Eles identificaram que as propostas sugerem punições para quem cria, compartilha, divulga, transmite ou patrocina fake news. Há vários problemas nesses PLs. Os pesquisadores destacam que alguns projetos apresentam punições contra comportamentos definidos de forma excessivamente ampla.

É o caso do projeto de lei 8592/2017, que pretende punir quem compartilhar “informação falsa ou prejudicialmente incompleta, sabendo ou devendo saber que o são”. Imagine o trabalho para definir o que alguém deveria saber que é falso.
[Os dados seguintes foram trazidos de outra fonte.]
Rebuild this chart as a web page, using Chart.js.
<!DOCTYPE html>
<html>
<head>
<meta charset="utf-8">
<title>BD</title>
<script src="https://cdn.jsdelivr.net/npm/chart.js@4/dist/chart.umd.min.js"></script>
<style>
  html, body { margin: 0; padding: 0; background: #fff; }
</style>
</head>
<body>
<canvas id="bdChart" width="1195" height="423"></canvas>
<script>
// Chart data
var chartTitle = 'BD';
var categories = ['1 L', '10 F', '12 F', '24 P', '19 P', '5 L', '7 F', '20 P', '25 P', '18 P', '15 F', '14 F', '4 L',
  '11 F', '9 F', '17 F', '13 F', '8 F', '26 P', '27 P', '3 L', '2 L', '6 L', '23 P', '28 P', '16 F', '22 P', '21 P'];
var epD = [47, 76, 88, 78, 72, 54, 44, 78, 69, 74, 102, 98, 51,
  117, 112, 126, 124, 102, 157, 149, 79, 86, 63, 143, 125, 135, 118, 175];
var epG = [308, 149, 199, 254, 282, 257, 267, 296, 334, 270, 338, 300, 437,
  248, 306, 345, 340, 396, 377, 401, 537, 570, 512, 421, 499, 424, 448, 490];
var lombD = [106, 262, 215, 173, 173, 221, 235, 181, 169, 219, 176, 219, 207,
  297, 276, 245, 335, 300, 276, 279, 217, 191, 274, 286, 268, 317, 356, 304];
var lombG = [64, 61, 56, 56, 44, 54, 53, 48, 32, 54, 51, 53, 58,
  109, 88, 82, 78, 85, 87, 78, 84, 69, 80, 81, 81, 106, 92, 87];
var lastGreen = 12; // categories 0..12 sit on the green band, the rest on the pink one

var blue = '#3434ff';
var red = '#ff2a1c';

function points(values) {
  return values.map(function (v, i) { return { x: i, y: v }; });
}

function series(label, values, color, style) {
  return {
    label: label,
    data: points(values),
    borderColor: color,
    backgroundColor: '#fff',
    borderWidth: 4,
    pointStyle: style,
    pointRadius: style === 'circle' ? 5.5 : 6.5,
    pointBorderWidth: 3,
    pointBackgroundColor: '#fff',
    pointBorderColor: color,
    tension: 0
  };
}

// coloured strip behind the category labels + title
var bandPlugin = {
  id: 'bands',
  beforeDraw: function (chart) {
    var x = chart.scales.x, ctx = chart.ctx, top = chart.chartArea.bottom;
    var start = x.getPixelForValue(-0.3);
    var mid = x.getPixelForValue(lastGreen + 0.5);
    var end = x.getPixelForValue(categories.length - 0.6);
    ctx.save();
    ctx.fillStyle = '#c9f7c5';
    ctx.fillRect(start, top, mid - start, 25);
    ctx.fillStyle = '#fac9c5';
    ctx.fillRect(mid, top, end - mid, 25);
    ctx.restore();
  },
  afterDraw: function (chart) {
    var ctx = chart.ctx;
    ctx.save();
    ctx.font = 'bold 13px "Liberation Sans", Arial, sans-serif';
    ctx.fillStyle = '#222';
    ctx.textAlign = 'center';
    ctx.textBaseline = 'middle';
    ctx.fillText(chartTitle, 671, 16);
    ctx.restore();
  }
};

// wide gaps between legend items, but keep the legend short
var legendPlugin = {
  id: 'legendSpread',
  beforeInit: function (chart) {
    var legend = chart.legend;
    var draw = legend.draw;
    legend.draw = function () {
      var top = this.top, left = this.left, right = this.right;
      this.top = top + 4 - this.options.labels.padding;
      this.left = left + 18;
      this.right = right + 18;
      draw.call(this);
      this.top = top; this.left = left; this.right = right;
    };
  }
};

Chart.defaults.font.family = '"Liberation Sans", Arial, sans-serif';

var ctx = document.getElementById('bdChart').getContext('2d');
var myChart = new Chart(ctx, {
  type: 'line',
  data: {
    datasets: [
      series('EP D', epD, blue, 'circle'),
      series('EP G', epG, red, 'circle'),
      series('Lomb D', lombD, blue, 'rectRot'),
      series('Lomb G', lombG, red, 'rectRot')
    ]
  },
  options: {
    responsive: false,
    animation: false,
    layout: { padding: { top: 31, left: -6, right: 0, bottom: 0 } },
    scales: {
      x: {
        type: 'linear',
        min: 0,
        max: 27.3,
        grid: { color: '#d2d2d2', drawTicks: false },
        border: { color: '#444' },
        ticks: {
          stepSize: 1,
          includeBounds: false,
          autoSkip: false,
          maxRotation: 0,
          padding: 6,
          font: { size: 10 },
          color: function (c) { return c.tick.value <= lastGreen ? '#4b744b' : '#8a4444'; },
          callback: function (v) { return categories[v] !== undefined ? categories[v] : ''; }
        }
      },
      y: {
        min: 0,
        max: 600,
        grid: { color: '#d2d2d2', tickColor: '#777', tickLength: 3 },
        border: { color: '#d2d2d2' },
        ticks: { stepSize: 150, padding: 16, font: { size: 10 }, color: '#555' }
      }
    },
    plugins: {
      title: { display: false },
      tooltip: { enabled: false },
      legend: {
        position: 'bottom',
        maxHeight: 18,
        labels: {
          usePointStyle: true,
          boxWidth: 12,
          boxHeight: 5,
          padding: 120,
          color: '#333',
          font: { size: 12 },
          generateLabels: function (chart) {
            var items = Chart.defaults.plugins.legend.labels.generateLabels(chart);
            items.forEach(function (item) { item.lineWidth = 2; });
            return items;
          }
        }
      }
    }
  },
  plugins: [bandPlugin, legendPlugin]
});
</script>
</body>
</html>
Esse não é o único problema das propostas: reportagem da Agência Pública encontrou informações falsas dentro dos próprios projetos contra fake news.

Como já vimos nos módulos anteriores do curso, se não forem debatidas com cuidado, leis contra fake news podem ser usadas para cercear a liberdade de expressão.
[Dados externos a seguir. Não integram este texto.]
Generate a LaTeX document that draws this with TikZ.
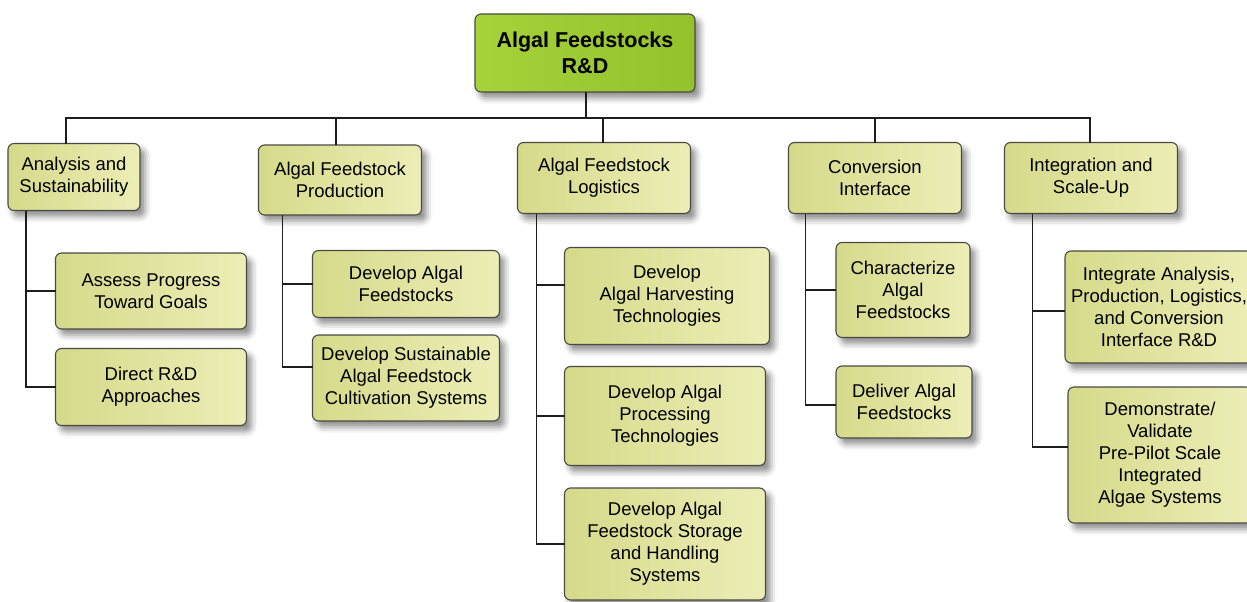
\documentclass[tikz,border=0pt]{standalone}
\usepackage{fontspec}
\setmainfont{Liberation Sans}
\usepackage{tikz}
\usetikzlibrary{shadows.blur}
\definecolor{rootL}{HTML}{A6D23A}
\definecolor{rootR}{HTML}{93C22A}
\definecolor{boxL}{HTML}{D5DA8A}
\definecolor{boxR}{HTML}{ECEEB6}
\definecolor{rim}{HTML}{4A4A44}
\definecolor{wire}{HTML}{1E1E1E}
\begin{document}
\begin{tikzpicture}[x=1pt, y=-1pt,
  every node/.style={align=center, inner sep=0pt, outer sep=0pt, font=\fontsize{18.5}{22}\selectfont},
  wbs/.style={draw=rim, line width=1.1pt, rounded corners=6pt, left color=boxL, right color=boxR,
    blur shadow={shadow xshift=5pt, shadow yshift=-6pt, shadow blur radius=6pt, shadow opacity=45}},
  root/.style={wbs, left color=rootL, right color=rootR, font=\fontsize{21.5}{26}\selectfont\bfseries},
  link/.style={draw=wire, line width=1.6pt}]
\useasboundingbox (0,0) rectangle (1247,602);
\node[root, minimum width=220pt, minimum height=78pt] (rd) at (585,53) {Algal Feedstocks\\R\&D};
\node[wbs, minimum width=132pt, minimum height=67pt] (as) at (74,177) {Analysis and\\Sustainability};
\node[wbs, minimum width=163pt, minimum height=70pt] (pr) at (340,180) {Algal Feedstock\\Production};
\node[wbs, minimum width=173pt, minimum height=71pt] (lg) at (604,178) {Algal Feedstock\\Logistics};
\node[wbs, minimum width=173pt, minimum height=71pt] (ci) at (875,178) {Conversion\\Interface};
\node[wbs, minimum width=173pt, minimum height=71pt] (is) at (1091,178) {Integration and\\Scale-Up};
\node[wbs, minimum width=191pt, minimum height=76pt] (as1) at (151,291) {Assess Progress\\Toward Goals};
\node[wbs, minimum width=191pt, minimum height=77pt] (as2) at (151,387) {Direct R\&D\\Approaches};
\node[wbs, minimum width=187pt, minimum height=67pt] (pr1) at (406,284) {Develop Algal\\Feedstocks};
\node[wbs, minimum width=187pt, minimum height=86pt] (pr2) at (406,378) {Develop Sustainable\\Algal Feedstock\\Cultivation Systems};
\node[wbs, minimum width=205pt, minimum height=97pt] (lg1) at (667,296) {Develop\\Algal Harvesting\\Technologies};
\node[wbs, minimum width=201pt, minimum height=99pt] (lg2) at (665,416) {Develop Algal\\Processing\\Technologies};
\node[wbs, minimum width=201pt, minimum height=112pt] (lg3) at (665,544) {Develop Algal\\Feedstock Storage\\and Handling\\Systems};
\node[wbs, minimum width=134pt, minimum height=95pt] (ci1) at (903,290) {Characterize\\Algal\\Feedstocks};
\node[wbs, minimum width=136pt, minimum height=72pt] (ci2) at (904,402) {Deliver Algal\\Feedstocks};
\node[wbs, minimum width=188pt, minimum height=112pt] (is1) at (1159,307) {Integrate Analysis,\\Production, Logistics,\\and Conversion\\Interface R\&D};
\node[wbs, minimum width=184pt, minimum height=136pt] (is2) at (1160,455) {Demonstrate/\\Validate\\Pre-Pilot Scale\\Integrated\\Algae Systems};
\coordinate (bus) at (586,118);
\draw[link] (rd.south -| bus) -- (bus);
\draw[link] ([xshift=-8pt]as.north) |- ([xshift=-1pt]is.north |- bus) -- ([xshift=-1pt]is.north);
\foreach \n/\dx in {pr/-4pt, lg/-1pt, ci/0pt}
  \draw[link] ([xshift=\dx]\n.north |- bus) -- ([xshift=\dx]\n.north);
\draw[link] ([xshift=18pt]as.south west) |- (as1.west);
\draw[link] ([xshift=18pt]as.south west) |- (as2.west);
\draw[link] ([xshift=24pt]pr.south west) |- (pr1.west);
\draw[link] ([xshift=24pt]pr.south west) |- ([yshift=11pt]pr2.west);
\draw[link] ([xshift=19pt]lg.south west) |- ([yshift=11pt]lg1.west);
\draw[link] ([xshift=19pt]lg.south west) |- (lg2.west);
\draw[link] ([xshift=19pt]lg.south west) |- (lg3.west);
\draw[link] ([xshift=17pt]ci.south west) |- (ci1.west);
\draw[link] ([xshift=17pt]ci.south west) |- ([yshift=-3pt]ci2.west);
\draw[link] ([xshift=28pt]is.south west) |- ([yshift=-4pt]is1.west);
\draw[link] ([xshift=28pt]is.south west) |- ([yshift=8pt]is2.west);
\end{tikzpicture}
\end{document}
A maioria dessas propostas pode acabar nunca sendo aprovada. Mas um desses projetos, o PL 2630 chegou a ser aprovado no Senado, em 2020. Com o apelido de “PL das fake news”, ele criaria a “Lei Brasileira de Liberdade, Responsabilidade e Transparência na Internet”. Depois de muitas críticas, alguns pontos polêmicos foram abandonados, como o registro de identidade obrigatório para todos os usuários, o que poderia acabar com a privacidade online.
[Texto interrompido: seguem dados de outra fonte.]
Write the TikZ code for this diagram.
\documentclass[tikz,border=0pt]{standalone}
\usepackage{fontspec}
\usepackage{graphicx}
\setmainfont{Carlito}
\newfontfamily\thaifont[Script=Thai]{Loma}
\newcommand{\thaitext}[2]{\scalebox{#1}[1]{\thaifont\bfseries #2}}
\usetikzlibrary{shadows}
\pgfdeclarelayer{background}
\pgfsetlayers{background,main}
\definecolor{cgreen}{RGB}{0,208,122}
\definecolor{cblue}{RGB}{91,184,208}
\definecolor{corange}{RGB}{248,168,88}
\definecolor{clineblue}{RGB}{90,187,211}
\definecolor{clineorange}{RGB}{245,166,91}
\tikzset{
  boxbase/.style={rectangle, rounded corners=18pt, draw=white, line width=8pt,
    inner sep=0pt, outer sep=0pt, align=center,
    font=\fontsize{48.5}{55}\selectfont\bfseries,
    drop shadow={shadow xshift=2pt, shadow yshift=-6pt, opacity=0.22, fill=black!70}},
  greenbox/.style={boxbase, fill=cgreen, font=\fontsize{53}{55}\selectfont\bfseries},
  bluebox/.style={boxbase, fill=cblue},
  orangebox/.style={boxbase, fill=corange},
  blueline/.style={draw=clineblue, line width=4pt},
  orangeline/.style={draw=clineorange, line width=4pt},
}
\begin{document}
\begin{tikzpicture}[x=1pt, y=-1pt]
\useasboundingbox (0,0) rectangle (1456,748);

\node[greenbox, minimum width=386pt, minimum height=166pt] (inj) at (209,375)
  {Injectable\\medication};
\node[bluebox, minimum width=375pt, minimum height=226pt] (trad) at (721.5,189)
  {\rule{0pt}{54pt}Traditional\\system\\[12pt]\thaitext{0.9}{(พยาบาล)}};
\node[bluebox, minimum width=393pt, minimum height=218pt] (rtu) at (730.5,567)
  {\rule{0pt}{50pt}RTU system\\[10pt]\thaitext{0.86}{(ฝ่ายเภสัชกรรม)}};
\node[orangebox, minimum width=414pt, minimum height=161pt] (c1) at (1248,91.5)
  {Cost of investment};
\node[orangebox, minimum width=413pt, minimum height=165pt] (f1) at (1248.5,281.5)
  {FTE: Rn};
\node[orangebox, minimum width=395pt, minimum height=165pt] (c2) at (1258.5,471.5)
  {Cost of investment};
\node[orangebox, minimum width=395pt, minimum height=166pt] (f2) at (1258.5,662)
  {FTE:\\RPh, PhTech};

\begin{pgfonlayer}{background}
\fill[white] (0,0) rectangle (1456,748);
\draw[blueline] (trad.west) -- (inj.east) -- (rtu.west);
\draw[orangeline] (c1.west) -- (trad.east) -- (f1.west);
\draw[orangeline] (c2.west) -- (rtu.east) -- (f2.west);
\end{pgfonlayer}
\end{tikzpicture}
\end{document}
Nova versão desse projeto procura remover contas falsas e robôs que se fazem passar por usuários comuns, além de punir quem utiliza disparo em massa de conteúdos por redes de mensagem – o que já é proibido durante o período eleitoral desde 2019.

Ainda assim, essa proposta continua sendo vista com cautela por quem vê no projeto um potencial ameaça à privacidade ou à liberdade de expressão na rede.

Como a experiência de outros países já mostrou antes, é melhor tomar cuidado com as leis que criamos. Leis mal formuladas podem acabar criando problemas ainda maiores do que originalmente procurávamos combater.